To guard against these evils, the plan proposes a revision by Congress; but it is easy to be seen that such a power could not be exercised. Should any States return defective valuations, it would be difficult to find sufficient evidence to determine them such. To alter would not be admissible; for Congress could have no data which could be presumed equivalent to those which must have governed the judgment of commissioners under oath, or an actual view of the premises. To do either this, or to reject, would be an impeachment of the honor of the States, which it is not probable there would be decision enough to hazard; and which, if done, could not fail to excite serious disgusts. There is a wide difference between a single State exercising such a power over its own counties, and a Confederated Government exercising it over sovereign States which compose the Confederacy. It might also happen, that too many States would be interested in the defective valuations, to leave a sufficient number willing, either to alter or to reject.
These considerations prevailed to prevent the plan being adopted by a majority.
The last plan may be less mischievous than the first; but it appears to me altogether ineffectual. The mere quantity of land granted and surveyed, with the general species of buildings upon them, can certainly be no criteria to determine their value. The plan does not even distinguish the improved from the unimproved land; the qualities of soil, or degrees of improvement: the quantities of the houses and other buildings, are entirely omitted. These, it seems, are to be judged of by the commissioners to be appointed by each State. But I am unable to conceive, how any commissioner can form the least estimate of these circumstances with respect even to his own State, much less with respect to other States, which would be necessary to establish a just relative value.

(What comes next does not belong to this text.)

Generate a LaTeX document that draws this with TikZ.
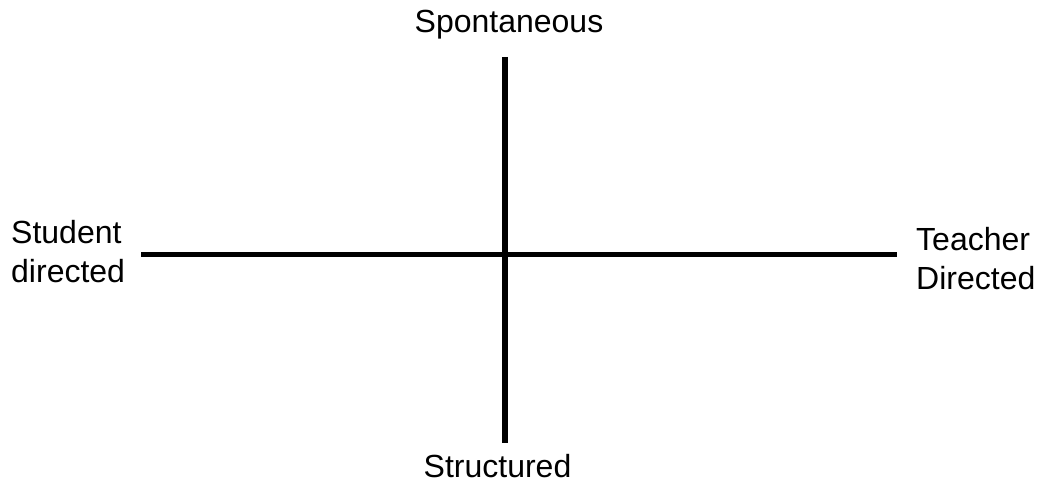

If even there was a distinction of improved from unimproved land, by supposing an intrinsic value in the land, and adopting general rates, something nearer the truth might be attained; but it must now be all conjecture and uncertainty.
The numbers of inhabitants, distinguishing white from black, are called for. This is not only totally foreign to the Confederation, but can answer no reasonable purpose. It has been said, that the proportion of numbers may guide and correct the estimates. An assertion, purely verbal, has no meaning. A judgment must first be formed of the value of the lands upon some principles. If this should be altered by the proportion of numbers, it is plain numbers would be substituted to land.
Another objection to this plan is, that it lets in the particular interests of the States, to operate in the returns of the quantities of land, number of buildings, and number of inhabitants. But the principle of this objection applies less forcibly here than against the former plan.
Whoever will consider the plain import of the eighth article of the Confederation, must be convinced, that it intended an actual and specific valuation of land, buildings, and improvements, not a mere general estimate, according to the present plan. While we insist, therefore, upon adhering to the Confederation, we should do it in reality, not barely in appearance.